Two men have been sentenced at Teesside Crown Court after pleading guilty to charges relating to the sale of IPTV boxes which allowed people to illegally stream subscription content, infringing the rights of copyright holders. The convictions follow an investigation led by National Trading Standards.
Julian Allen, who pleaded guilty on 31 July 2017, received a suspended prison sentence of 21 months. Mr Allen operated a company called Geeky Kit, based in Billingham, which sold IPTV boxes both direct to consumers and other businesses for resale, from its premises in Billingham and online.
Geeky Kit openly advertised that the IPTV boxes would provide customers with free access to subscription content, infringing the rights of copyright holders. One advert from the company claimed the boxes would give customers access to “The latest movies (including those in the cinema), All the live sports (including 3pm kick offs), TV show box sets (including the latest US releases)”. Geeky Kit’s total sales from IPTV boxes were more than £150,000.
Brian Thompson, who pleaded guilty on 25 September 2017, received a suspended prison of 18 months. Mr Thompson operated a business that traded as Free.TV.Stream.Box (based at Dundas Arcade, Middlesbrough) and subsequently Cutprice Tomos TVs (based at 196 Parliament Road, Middlesbrough). This business sold IPTV boxes, which were supplied by Geeky Kit, directly to consumers. It is believed the business generated revenue greater than £17,000 through the sale of IPTV boxes.

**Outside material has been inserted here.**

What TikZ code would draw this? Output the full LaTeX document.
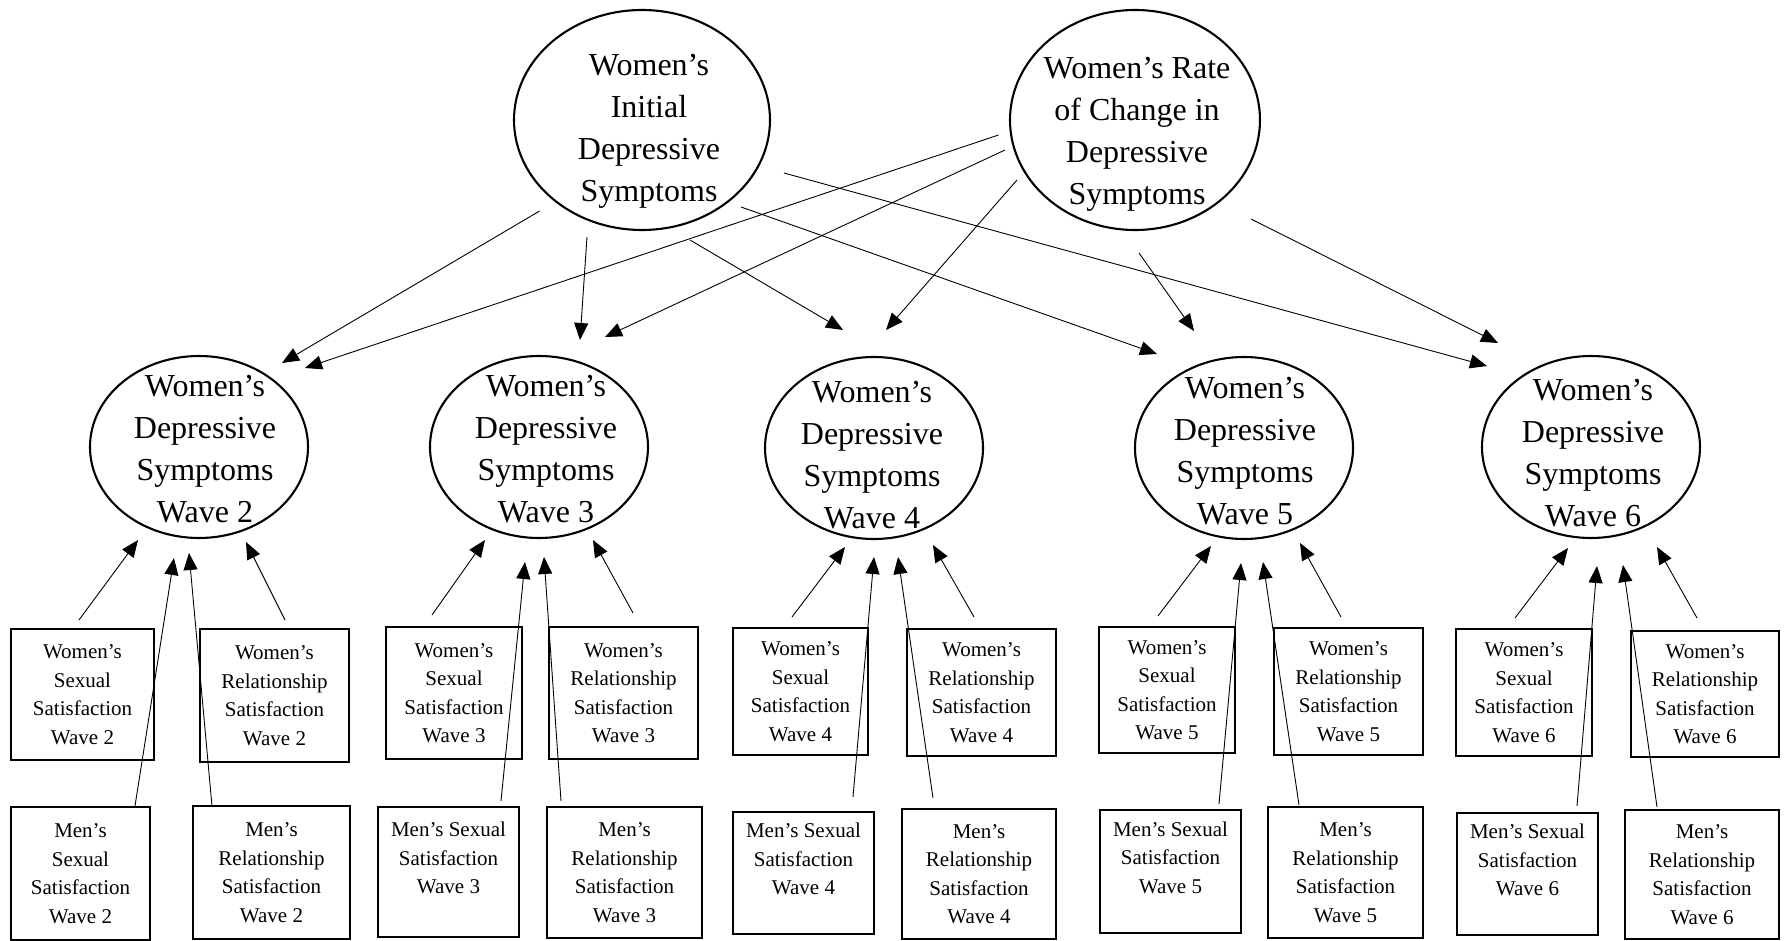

The investigations into Mr Allen and Mr Thompson were led by the National Trading Standards North East Regional Investigations Team. Support for the investigations was provided by FACT.
Kieron Sharp, CEO of FACT said: “Some people tend to think this is a grey area, however it is very black and white. Selling pre-configured streaming devices that allow access to content you normally would have to pay for is illegal.
“Similarly using one of these illegally pre-configured devices to stream and watch TV, sports and films without a legitimate subscription or the right permissions, is also breaking the law.
“The people behind this type of criminality are not Robin Hood characters; they are criminals who do it to make money through illicit means. In the case of Julian Allen he was profiting hundreds of thousands of pounds from his criminal business.
“It is not just about the film stars, the big broadcasters and the film makers. The illegal sale of pre-configured streaming devices have a significant impact on the U.K. economy and the livelihoods of the millions of people working to put the TV, sport and films we love on the big screen. From groundsmen to make-up artists – millions of people’s jobs are at risk when it comes to piracy.
“We welcome the sentences handed by the judge today and hope it sends a clear message, not only to Thompson and Allen, but to anyone who is involved in this criminality.”
Lord Toby Harris, Chair of National Trading Standards, said: “These convictions send a clear message that National Trading Standards will use the full extent of the law to protect legitimate businesses. Both criminals flagrantly advertised that the IPTV boxes gave people access to premium and subscription content, in breach of the copyright of rights holders. This is illegal and National Trading Standards will not hesitate to take action against companies that participate in such practices.”
Howard Turton from the National Trading Standards North East Regional Investigations Team said: “Both Mr Allen and Mr Thompson made considerable amounts of money from the sale of these illegal IPTV boxes. I hope their convictions and the sentences handed down act as a deterrent to any others who may be considering setting up business that flout the law in a similar way.”